I may not be an expert on education or educational systems but based on simple observation of the world in which we live and that which we will live in in the near future, at least 3 elements that should be considered in organizing a relevant system for education:

  1. Creative experimentation: The system needs to allow for creative experimentation where students are allowed to apply their creative abilities to existing knowledge to create new knowledge in a practical way.
  2. Entrepreneurship focused: In the past, the standard progression for students was to go to school, get a degree and you’d be guaranteed of getting a job. For economic prosperity the discussion boils down to job creation which translates to increased GDP. The problem nowadays is that there simply aren’t enough jobs going around. So the education system has to empower students to be able to create jobs for themselves and others. This ties in with the previous point – creative experimentation teaches students how to create innovative products, and entrepreneurship skills to help students learn how to turn innovative concepts into commercial products.

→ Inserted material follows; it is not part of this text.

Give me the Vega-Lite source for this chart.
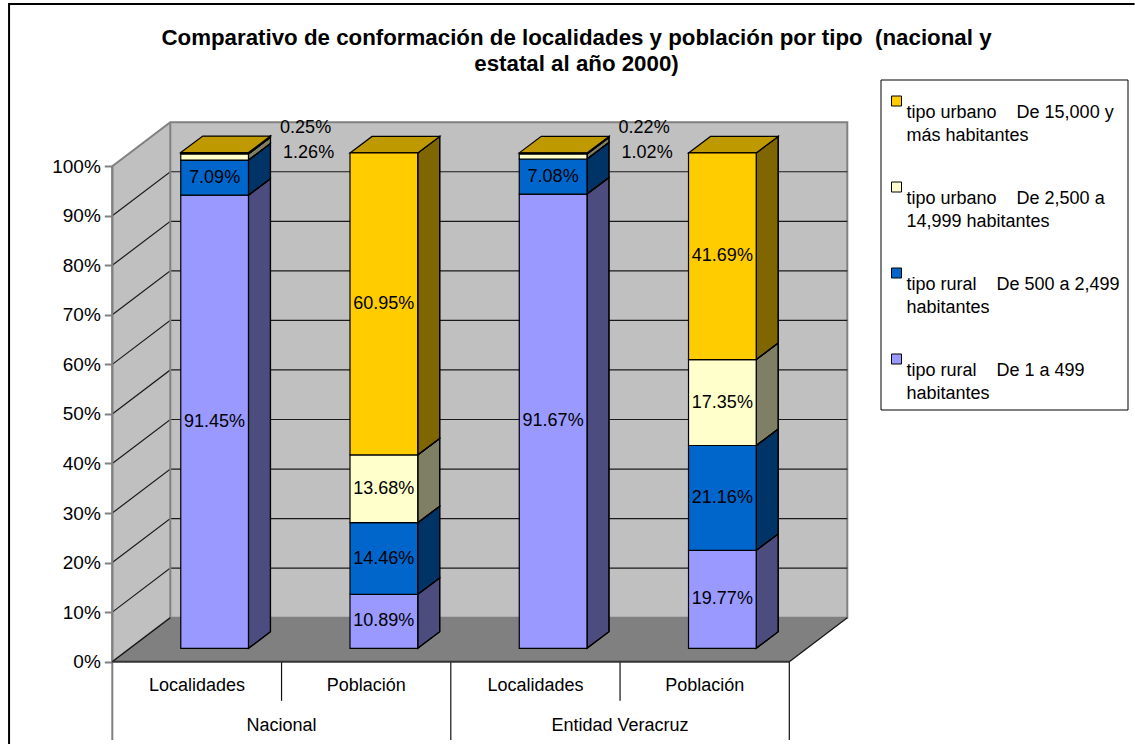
{
"$schema":"https://vega.github.io/schema/vega-lite/v6.json",
"width":1135,"height":744,"padding":0,"autosize":"none","background":"#ffffff",
"view":{"stroke":null},
"config":{"font":"Liberation Sans"},
"title":{"text":["Comparativo de conformación de localidades y población por tipo \u00a0(nacional y","estatal al año 2000)"],"font":"Liberation Sans","fontSize":22.3,"fontWeight":"bold","color":"#000","anchor":"middle","frame":"group","baseline":"top","dx":9,"dy":75,"offset":0,"lineHeight":26},
"datasets":{
"barras":[
{"pos":0,"clave":"Nacional Localidades","orden":1,"serie":"tipo rural\u00a0\u00a0\u00a0\u00a0De 1 a 499 habitantes","valor":91.45},
{"pos":0,"clave":"Nacional Localidades","orden":2,"serie":"tipo rural\u00a0\u00a0\u00a0\u00a0De 500 a 2,499 habitantes","valor":7.09},
{"pos":0,"clave":"Nacional Localidades","orden":3,"serie":"tipo urbano\u00a0\u00a0\u00a0\u00a0De 2,500 a 14,999 habitantes","valor":1.26},
{"pos":0,"clave":"Nacional Localidades","orden":4,"serie":"tipo urbano\u00a0\u00a0\u00a0\u00a0De 15,000 y más habitantes","valor":0.25},
{"pos":1,"clave":"Nacional Población","orden":1,"serie":"tipo rural\u00a0\u00a0\u00a0\u00a0De 1 a 499 habitantes","valor":10.89},
{"pos":1,"clave":"Nacional Población","orden":2,"serie":"tipo rural\u00a0\u00a0\u00a0\u00a0De 500 a 2,499 habitantes","valor":14.46},
{"pos":1,"clave":"Nacional Población","orden":3,"serie":"tipo urbano\u00a0\u00a0\u00a0\u00a0De 2,500 a 14,999 habitantes","valor":13.68},
{"pos":1,"clave":"Nacional Población","orden":4,"serie":"tipo urbano\u00a0\u00a0\u00a0\u00a0De 15,000 y más habitantes","valor":60.95},
{"pos":2,"clave":"Veracruz Localidades","orden":1,"serie":"tipo rural\u00a0\u00a0\u00a0\u00a0De 1 a 499 habitantes","valor":91.67},
{"pos":2,"clave":"Veracruz Localidades","orden":2,"serie":"tipo rural\u00a0\u00a0\u00a0\u00a0De 500 a 2,499 habitantes","valor":7.08},
{"pos":2,"clave":"Veracruz Localidades","orden":3,"serie":"tipo urbano\u00a0\u00a0\u00a0\u00a0De 2,500 a 14,999 habitantes","valor":1.02},
{"pos":2,"clave":"Veracruz Localidades","orden":4,"serie":"tipo urbano\u00a0\u00a0\u00a0\u00a0De 15,000 y más habitantes","valor":0.22},
{"pos":3,"clave":"Veracruz Población","orden":1,"serie":"tipo rural\u00a0\u00a0\u00a0\u00a0De 1 a 499 habitantes","valor":19.77},
{"pos":3,"clave":"Veracruz Población","orden":2,"serie":"tipo rural\u00a0\u00a0\u00a0\u00a0De 500 a 2,499 habitantes","valor":21.16},
{"pos":3,"clave":"Veracruz Población","orden":3,"serie":"tipo urbano\u00a0\u00a0\u00a0\u00a0De 2,500 a 14,999 habitantes","valor":17.35},
{"pos":3,"clave":"Veracruz Población","orden":4,"serie":"tipo urbano\u00a0\u00a0\u00a0\u00a0De 15,000 y más habitantes","valor":41.69}
],
"pared":[{"x":0,"a":100,"b":0},{"x":0.3427,"a":108.88,"b":8.88},{"x":4.3427,"a":108.88,"b":8.88}],
"piso":[{"x":0,"a":0,"b":0},{"x":0.3427,"a":8.88,"b":0},{"x":4,"a":8.88,"b":0},{"x":4.3427,"a":8.88,"b":8.88}],
"rejilla":[{"v":10},{"v":20},{"v":30},{"v":40},{"v":50},{"v":60},{"v":70},{"v":80},{"v":90}],
"categorias":[{"pos":0.5,"nombre":"Localidades"},{"pos":1.5,"nombre":"Población"},{"pos":2.5,"nombre":"Localidades"},{"pos":3.5,"nombre":"Población"}],
"grupos":[{"pos":1,"nombre":"Nacional"},{"pos":3,"nombre":"Entidad Veracruz"}],
"trazos":[
{"id":"marco","i":0,"x":-0.61,"y":-16.6,"estilo":"marco"},{"id":"marco","i":1,"x":-0.61,"y":132.73,"estilo":"marco"},{"id":"marco","i":2,"x":6.04,"y":132.73,"estilo":"marco"},
{"id":"arista","i":0,"x":0.3427,"y":108.88,"estilo":"gris"},{"id":"arista","i":1,"x":0.3427,"y":8.88,"estilo":"gris"},{"id":"eje","i":0,"x":0,"y":100,"estilo":"gris"},{"id":"eje","i":1,"x":0,"y":-15.8,"estilo":"gris"},{"id":"der","i":0,"x":4,"y":0,"estilo":"fino"},{"id":"der","i":1,"x":4,"y":-15.8,"estilo":"fino"},
{"id":"s1","i":0,"x":1,"y":0,"estilo":"fino"},{"id":"s1","i":1,"x":1,"y":-7.9,"estilo":"fino"},{"id":"s2","i":0,"x":2,"y":0,"estilo":"fino"},{"id":"s2","i":1,"x":2,"y":-15.8,"estilo":"fino"},{"id":"s3","i":0,"x":3,"y":0,"estilo":"fino"},{"id":"s3","i":1,"x":3,"y":-7.9,"estilo":"fino"},
{"id":"dd","i":0,"x":4,"y":0,"estilo":"fino"},{"id":"dd","i":1,"x":4.3427,"y":8.88,"estilo":"fino"},{"id":"di","i":0,"x":0,"y":0,"estilo":"fino"},{"id":"di","i":1,"x":0.3427,"y":8.88,"estilo":"fino"},
{"id":"base","i":0,"x":0,"y":0,"estilo":"base"},{"id":"base","i":1,"x":4,"y":0,"estilo":"base"}
]
},
"layer":[
{"data":{"name":"pared"},"mark":{"type":"area","fill":"#C0C0C0","stroke":"#808080","strokeWidth":2},"encoding":{"x":{"field":"x","type":"quantitative","scale":{"domain":[-0.6635,6.0425],"nice":false,"zero":false},"axis":null},"y":{"field":"a","type":"quantitative","scale":{"domain":[-16.61,133.54],"nice":false,"zero":false},"axis":{"values":[0,10,20,30,40,50,60,70,80,90,100],"title":null,"offset":-112.3,"domain":false,"grid":false,"tickColor":"#808080","tickSize":8,"tickWidth":2,"labelPadding":4,"labelFontSize":19,"labelColor":"#000","labelFont":"Liberation Sans","labelExpr":"datum.value+'%'"}},"y2":{"field":"b"}}},
{"data":{"name":"rejilla"},"transform":[{"calculate":"[0,1,2]","as":"t"},{"flatten":["t"]},{"calculate":"[0,0.3427,4.3427][datum.t]","as":"gx"},{"calculate":"datum.v+(datum.t>0?8.88:0)","as":"gy"}],"mark":{"type":"line","stroke":"#1a1a1a","strokeWidth":1.2},"encoding":{"x":{"field":"gx","type":"quantitative"},"y":{"field":"gy","type":"quantitative"},"detail":{"field":"v","type":"nominal"}}},
{"data":{"name":"piso"},"mark":{"type":"area","fill":"#808080"},"encoding":{"x":{"field":"x","type":"quantitative"},"y":{"field":"a","type":"quantitative"},"y2":{"field":"b"}}},
{"data":{"name":"trazos"},"transform":[{"filter":"datum.estilo=='marco'"}],"mark":{"type":"line","stroke":"#000","strokeWidth":2},"encoding":{"x":{"field":"x","type":"quantitative"},"y":{"field":"y","type":"quantitative"},"order":{"field":"i","type":"quantitative"},"detail":{"field":"id","type":"nominal"}}},
{"data":{"name":"trazos"},"transform":[{"filter":"datum.estilo=='gris'"}],"mark":{"type":"line","stroke":"#808080","strokeWidth":2},"encoding":{"x":{"field":"x","type":"quantitative"},"y":{"field":"y","type":"quantitative"},"order":{"field":"i","type":"quantitative"},"detail":{"field":"id","type":"nominal"}}},
{"data":{"name":"trazos"},"transform":[{"filter":"datum.estilo=='fino'"}],"mark":{"type":"line","stroke":"#111","strokeWidth":1.2},"encoding":{"x":{"field":"x","type":"quantitative"},"y":{"field":"y","type":"quantitative"},"order":{"field":"i","type":"quantitative"},"detail":{"field":"id","type":"nominal"}}},
{"data":{"name":"trazos"},"transform":[{"filter":"datum.estilo=='base'"}],"mark":{"type":"line","stroke":"#333","strokeWidth":2},"encoding":{"x":{"field":"x","type":"quantitative"},"y":{"field":"y","type":"quantitative"},"order":{"field":"i","type":"quantitative"},"detail":{"field":"id","type":"nominal"}}},
{"data":{"name":"categorias"},"mark":{"type":"text","fontSize":18,"font":"Liberation Sans","color":"#000","yOffset":24.5},"encoding":{"x":{"field":"pos","type":"quantitative"},"y":{"datum":0,"type":"quantitative"},"text":{"field":"nombre","type":"nominal"}}},
{"data":{"name":"grupos"},"mark":{"type":"text","fontSize":18,"font":"Liberation Sans","color":"#000","yOffset":64.5},"encoding":{"x":{"field":"pos","type":"quantitative"},"y":{"datum":0,"type":"quantitative"},"text":{"field":"nombre","type":"nominal"}}},
{"data":{"name":"barras"},
 "transform":[
  {"stack":"valor","groupby":["pos"],"sort":[{"field":"orden","order":"ascending"}],"as":["ini","fin"]},
  {"calculate":"datum.pos+0.5+0.1045-0.2","as":"x0"},
  {"calculate":"datum.pos+0.5+0.1045+0.2","as":"x1"},
  {"calculate":"datum.ini+2.7","as":"y0"},
  {"calculate":"datum.fin+2.7","as":"y1"}
 ],
 "layer":[
  {"transform":[{"calculate":"[0,1]","as":"t"},{"flatten":["t"]},{"calculate":"datum.x1+datum.t*0.13","as":"sx"},{"calculate":"datum.y0+datum.t*3.33","as":"sb"},{"calculate":"datum.y1+datum.t*3.33","as":"sa"},{"calculate":"datum.clave+datum.orden","as":"cara"}],
   "mark":{"type":"area","stroke":"#000","strokeWidth":1.2,"fillOpacity":1},
   "encoding":{"x":{"field":"sx","type":"quantitative"},"y":{"field":"sa","type":"quantitative"},"y2":{"field":"sb"},"detail":{"field":"cara","type":"nominal"},"fill":{"field":"serie","type":"nominal","title":" "}}},
  {"transform":[{"calculate":"[0,1]","as":"t"},{"flatten":["t"]},{"calculate":"datum.x1+datum.t*0.13","as":"sx"},{"calculate":"datum.y0+datum.t*3.33","as":"sb"},{"calculate":"datum.y1+datum.t*3.33","as":"sa"},{"calculate":"datum.clave+datum.orden","as":"cara"}],
   "mark":{"type":"area","fill":"#000","fillOpacity":0.5,"stroke":"#000","strokeWidth":1.2},
   "encoding":{"x":{"field":"sx","type":"quantitative"},"y":{"field":"sa","type":"quantitative"},"y2":{"field":"sb"},"detail":{"field":"cara","type":"nominal"}}},
  {"transform":[{"filter":"datum.orden==4"},{"calculate":"[0,1,2,3]","as":"t"},{"flatten":["t"]},{"calculate":"datum.x0+[0,0.13,0.4,0.53][datum.t]","as":"tx"},{"calculate":"datum.y1+(datum.t>0?3.33:0)","as":"ta"},{"calculate":"datum.y1+(datum.t==3?3.33:0)","as":"tb"}],
   "mark":{"type":"area","fill":"#BF9900","stroke":"#000","strokeWidth":1.2},
   "encoding":{"x":{"field":"tx","type":"quantitative"},"y":{"field":"ta","type":"quantitative"},"y2":{"field":"tb"},"detail":{"field":"clave","type":"nominal"}}},
  {"mark":{"type":"rect","stroke":"#000","strokeWidth":1.2},
   "encoding":{"x":{"field":"x0","type":"quantitative"},"x2":{"field":"x1"},"y":{"field":"y0","type":"quantitative"},"y2":{"field":"y1"},
    "fill":{"field":"serie","type":"nominal","title":" ",
     "scale":{"domain":["tipo urbano\u00a0\u00a0\u00a0\u00a0De 15,000 y más habitantes","tipo urbano\u00a0\u00a0\u00a0\u00a0De 2,500 a 14,999 habitantes","tipo rural\u00a0\u00a0\u00a0\u00a0De 500 a 2,499 habitantes","tipo rural\u00a0\u00a0\u00a0\u00a0De 1 a 499 habitantes"],"range":["#FFCC00","#FFFFCC","#0066CC","#9999FF"]},
     "legend":{"orient":"none","legendX":880.5,"legendY":79.5,"padding":7,"strokeColor":"#000","fillColor":"#fff","symbolType":"square","symbolSize":100,"symbolStrokeColor":"#000","symbolStrokeWidth":1,"symbolOpacity":1,"labelFont":"Liberation Sans","labelFontSize":18,"labelColor":"#000","labelLimit":260,"labelOffset":1,"labelBaseline":"middle","rowPadding":33,"titleFontSize":3.5,"titlePadding":2,"symbolLimit":4,
      "labelExpr":"[slice(datum.label,0,indexof(datum.label,'De 15,000')>0?indexof(datum.label,'más'):indexof(datum.label,'De 2,500')>0?indexof(datum.label,'14,999'):indexof(datum.label,' habitantes')+1),slice(datum.label,indexof(datum.label,'De 15,000')>0?indexof(datum.label,'más'):indexof(datum.label,'De 2,500')>0?indexof(datum.label,'14,999'):indexof(datum.label,' habitantes')+1)]",
      "encoding":{"labels":{"dy":{"value":11.5},"lineHeight":{"value":23}}}}}}},
  {"transform":[{"filter":"datum.valor>=2"},{"calculate":"(datum.y0+datum.y1)/2","as":"ly"},{"calculate":"datum.pos+0.6045","as":"lx"},{"calculate":"format(datum.valor,'.2f')+'%'","as":"txt"}],
   "mark":{"type":"text","fontSize":18,"font":"Liberation Sans","color":"#000"},
   "encoding":{"x":{"field":"lx","type":"quantitative"},"y":{"field":"ly","type":"quantitative"},"text":{"field":"txt","type":"nominal"}}},
  {"transform":[{"filter":"datum.orden==4 && datum.valor<2"},{"calculate":"datum.pos+0.6045","as":"lx"},{"calculate":"format(datum.valor,'.2f')+'%'","as":"txt"}],
   "mark":{"type":"text","fontSize":18,"font":"Liberation Sans","color":"#000","xOffset":91,"yOffset":-25},
   "encoding":{"x":{"field":"lx","type":"quantitative"},"y":{"field":"y1","type":"quantitative"},"text":{"field":"txt","type":"nominal"}}},
  {"transform":[{"filter":"datum.orden==3 && datum.valor<2"},{"calculate":"datum.pos+0.6045","as":"lx"},{"calculate":"format(datum.valor,'.2f')+'%'","as":"txt"}],
   "mark":{"type":"text","fontSize":18,"font":"Liberation Sans","color":"#000","xOffset":94,"yOffset":-1},
   "encoding":{"x":{"field":"lx","type":"quantitative"},"y":{"field":"y1","type":"quantitative"},"text":{"field":"txt","type":"nominal"}}}
 ]}
]}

  3. Future focused: Predicting the future can be a daunting task nowadays a fact that has been proven by recent occurrences and shifts in economies. All the more why students need to learn skills that prepare them for uncertain and highly dynamic futures. Skills such as adaptability and flexibility need to be core and practical.
  4. Globalized and localized: Globalization has turned our world upside down and inside out. Occurrences in distant economies create real problems in local ones; at the same time, distant opportunities are accessible locally. Yet, it’s critically important for students not to lose their heritage, a component of one’s identity.